**Prompt:**
Gather from the material every line that contains the string "chart".

**Dataset excerpt:**
begin
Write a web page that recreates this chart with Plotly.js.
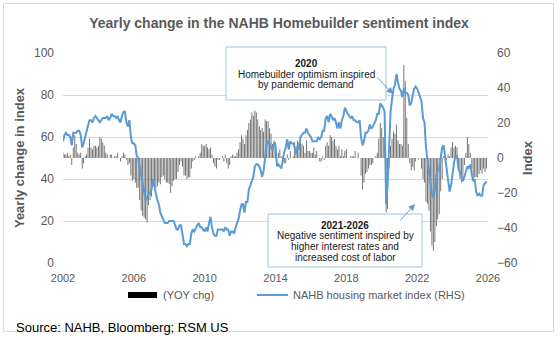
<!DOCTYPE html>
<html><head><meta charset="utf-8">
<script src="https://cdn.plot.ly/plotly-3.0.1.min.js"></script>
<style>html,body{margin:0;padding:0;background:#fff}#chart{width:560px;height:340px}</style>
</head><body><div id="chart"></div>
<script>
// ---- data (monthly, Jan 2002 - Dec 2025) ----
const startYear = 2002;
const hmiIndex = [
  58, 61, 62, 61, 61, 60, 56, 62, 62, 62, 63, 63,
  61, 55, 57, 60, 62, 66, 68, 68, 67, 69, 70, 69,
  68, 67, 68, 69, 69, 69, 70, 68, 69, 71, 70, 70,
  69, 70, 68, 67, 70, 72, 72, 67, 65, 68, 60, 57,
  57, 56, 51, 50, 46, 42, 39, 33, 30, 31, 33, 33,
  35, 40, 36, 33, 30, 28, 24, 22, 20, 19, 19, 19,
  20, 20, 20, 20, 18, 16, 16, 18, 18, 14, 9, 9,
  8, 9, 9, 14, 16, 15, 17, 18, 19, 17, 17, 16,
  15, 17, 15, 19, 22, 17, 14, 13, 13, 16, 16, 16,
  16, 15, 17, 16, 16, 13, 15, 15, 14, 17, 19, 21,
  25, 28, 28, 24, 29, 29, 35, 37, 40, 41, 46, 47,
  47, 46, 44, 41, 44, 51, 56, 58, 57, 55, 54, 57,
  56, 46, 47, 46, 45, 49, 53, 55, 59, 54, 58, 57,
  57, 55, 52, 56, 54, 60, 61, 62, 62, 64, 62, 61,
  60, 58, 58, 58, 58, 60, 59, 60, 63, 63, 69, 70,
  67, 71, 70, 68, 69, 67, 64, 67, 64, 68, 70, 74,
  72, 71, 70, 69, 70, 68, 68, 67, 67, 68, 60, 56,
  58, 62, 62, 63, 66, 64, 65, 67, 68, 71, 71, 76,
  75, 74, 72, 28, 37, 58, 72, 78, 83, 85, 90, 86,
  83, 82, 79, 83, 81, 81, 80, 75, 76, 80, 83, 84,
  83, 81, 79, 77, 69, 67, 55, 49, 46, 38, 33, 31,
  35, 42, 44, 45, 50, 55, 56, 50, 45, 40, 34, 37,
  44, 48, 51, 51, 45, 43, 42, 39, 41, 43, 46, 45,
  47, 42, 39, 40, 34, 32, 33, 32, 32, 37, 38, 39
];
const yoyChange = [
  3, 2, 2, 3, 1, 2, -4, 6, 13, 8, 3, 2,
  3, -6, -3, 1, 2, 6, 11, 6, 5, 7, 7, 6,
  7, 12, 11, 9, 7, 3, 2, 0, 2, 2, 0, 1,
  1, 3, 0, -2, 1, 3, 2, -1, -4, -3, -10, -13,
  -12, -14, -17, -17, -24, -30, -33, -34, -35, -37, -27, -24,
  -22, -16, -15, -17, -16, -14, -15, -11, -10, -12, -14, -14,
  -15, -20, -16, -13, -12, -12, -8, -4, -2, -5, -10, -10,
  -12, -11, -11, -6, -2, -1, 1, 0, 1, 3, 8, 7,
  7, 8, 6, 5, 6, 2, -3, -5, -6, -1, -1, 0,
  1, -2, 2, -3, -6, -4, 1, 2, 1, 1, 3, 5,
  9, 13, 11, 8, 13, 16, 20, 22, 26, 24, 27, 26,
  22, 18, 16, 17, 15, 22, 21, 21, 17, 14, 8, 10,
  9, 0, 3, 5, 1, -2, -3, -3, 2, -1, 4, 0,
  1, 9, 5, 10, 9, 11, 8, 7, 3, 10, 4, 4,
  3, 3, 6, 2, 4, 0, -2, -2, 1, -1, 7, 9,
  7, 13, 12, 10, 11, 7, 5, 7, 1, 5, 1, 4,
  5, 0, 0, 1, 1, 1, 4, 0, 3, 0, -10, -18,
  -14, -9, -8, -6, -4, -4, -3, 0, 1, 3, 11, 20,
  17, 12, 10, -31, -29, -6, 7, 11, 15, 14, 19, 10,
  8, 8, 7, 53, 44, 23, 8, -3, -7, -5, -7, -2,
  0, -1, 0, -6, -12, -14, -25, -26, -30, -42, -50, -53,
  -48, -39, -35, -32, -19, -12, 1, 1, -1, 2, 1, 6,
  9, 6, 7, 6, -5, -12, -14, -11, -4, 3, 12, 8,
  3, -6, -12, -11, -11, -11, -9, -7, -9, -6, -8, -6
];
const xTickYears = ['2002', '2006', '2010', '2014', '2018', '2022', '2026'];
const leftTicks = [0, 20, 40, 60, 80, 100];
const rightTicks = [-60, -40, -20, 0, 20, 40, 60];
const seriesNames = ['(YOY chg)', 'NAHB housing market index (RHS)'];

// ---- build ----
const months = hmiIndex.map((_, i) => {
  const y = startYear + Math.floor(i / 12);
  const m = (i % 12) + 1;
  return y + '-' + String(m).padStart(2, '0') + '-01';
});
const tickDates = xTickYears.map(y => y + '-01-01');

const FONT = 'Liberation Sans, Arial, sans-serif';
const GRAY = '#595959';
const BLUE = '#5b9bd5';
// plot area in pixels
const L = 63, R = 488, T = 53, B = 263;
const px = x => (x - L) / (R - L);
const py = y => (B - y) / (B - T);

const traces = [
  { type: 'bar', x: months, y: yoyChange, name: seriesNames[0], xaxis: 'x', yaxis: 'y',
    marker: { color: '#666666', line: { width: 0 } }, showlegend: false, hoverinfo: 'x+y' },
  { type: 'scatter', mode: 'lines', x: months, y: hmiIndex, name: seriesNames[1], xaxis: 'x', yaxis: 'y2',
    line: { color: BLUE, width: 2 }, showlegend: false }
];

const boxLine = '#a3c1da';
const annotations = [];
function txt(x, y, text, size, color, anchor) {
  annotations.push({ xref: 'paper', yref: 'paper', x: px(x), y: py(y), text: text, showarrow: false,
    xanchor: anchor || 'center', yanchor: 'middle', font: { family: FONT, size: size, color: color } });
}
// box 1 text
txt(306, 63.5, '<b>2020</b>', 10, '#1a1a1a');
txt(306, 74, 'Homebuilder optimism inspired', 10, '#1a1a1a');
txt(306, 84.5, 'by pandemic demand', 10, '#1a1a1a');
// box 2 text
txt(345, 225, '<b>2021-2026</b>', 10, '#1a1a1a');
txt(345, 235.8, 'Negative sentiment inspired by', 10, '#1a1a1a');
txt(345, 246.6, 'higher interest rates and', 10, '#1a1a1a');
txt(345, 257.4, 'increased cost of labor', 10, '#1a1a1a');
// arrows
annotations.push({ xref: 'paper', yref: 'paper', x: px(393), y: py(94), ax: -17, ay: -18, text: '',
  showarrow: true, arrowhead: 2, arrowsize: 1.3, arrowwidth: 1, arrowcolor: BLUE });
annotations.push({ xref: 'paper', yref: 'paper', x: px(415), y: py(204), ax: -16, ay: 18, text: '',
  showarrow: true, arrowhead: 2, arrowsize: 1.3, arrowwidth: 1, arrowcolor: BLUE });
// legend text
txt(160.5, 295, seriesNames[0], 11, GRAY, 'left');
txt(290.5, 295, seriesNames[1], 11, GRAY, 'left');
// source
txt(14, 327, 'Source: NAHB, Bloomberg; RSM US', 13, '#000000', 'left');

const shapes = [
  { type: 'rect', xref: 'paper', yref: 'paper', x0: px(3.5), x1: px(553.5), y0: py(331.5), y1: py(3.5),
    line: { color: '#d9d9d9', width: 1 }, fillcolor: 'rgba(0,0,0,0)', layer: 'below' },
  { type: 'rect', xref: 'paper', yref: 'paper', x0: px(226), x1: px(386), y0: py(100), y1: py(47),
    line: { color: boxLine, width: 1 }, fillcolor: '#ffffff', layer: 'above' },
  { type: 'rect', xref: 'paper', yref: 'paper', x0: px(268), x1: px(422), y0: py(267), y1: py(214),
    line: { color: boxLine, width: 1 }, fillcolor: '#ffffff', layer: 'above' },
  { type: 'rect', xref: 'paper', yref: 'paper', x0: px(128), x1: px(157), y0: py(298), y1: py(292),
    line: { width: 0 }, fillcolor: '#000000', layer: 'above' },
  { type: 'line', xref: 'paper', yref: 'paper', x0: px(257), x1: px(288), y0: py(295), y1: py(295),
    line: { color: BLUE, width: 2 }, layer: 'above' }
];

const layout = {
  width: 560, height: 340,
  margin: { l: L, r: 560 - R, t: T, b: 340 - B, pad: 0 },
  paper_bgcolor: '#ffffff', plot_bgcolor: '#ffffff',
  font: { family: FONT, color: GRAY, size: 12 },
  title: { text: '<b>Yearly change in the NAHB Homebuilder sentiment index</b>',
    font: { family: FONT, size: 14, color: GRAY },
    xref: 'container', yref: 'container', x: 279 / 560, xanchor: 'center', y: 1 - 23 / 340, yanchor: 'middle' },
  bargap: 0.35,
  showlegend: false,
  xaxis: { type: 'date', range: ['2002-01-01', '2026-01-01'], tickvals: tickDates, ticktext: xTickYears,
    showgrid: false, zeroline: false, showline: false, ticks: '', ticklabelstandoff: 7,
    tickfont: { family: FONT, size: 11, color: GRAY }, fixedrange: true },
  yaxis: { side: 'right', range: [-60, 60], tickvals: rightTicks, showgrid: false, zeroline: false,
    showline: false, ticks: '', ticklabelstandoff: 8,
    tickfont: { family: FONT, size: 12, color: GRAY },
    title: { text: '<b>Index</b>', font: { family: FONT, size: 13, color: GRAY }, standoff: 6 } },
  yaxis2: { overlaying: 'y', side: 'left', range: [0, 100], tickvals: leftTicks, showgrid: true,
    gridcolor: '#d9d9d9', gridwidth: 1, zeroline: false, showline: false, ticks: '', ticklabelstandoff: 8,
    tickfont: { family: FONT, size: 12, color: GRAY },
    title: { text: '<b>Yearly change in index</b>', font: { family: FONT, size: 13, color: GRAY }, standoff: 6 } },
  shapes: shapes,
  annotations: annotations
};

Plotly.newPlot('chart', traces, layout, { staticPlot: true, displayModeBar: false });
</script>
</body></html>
end
**Exercise solution:**
Write a web page that recreates this chart with Plotly.js.
<style>html,body{margin:0;padding:0;background:#fff}#chart{width:560px;height:340px}</style>
</head><body><div id="chart"></div>
Plotly.newPlot('chart', traces, layout, { staticPlot: true, displayModeBar: false });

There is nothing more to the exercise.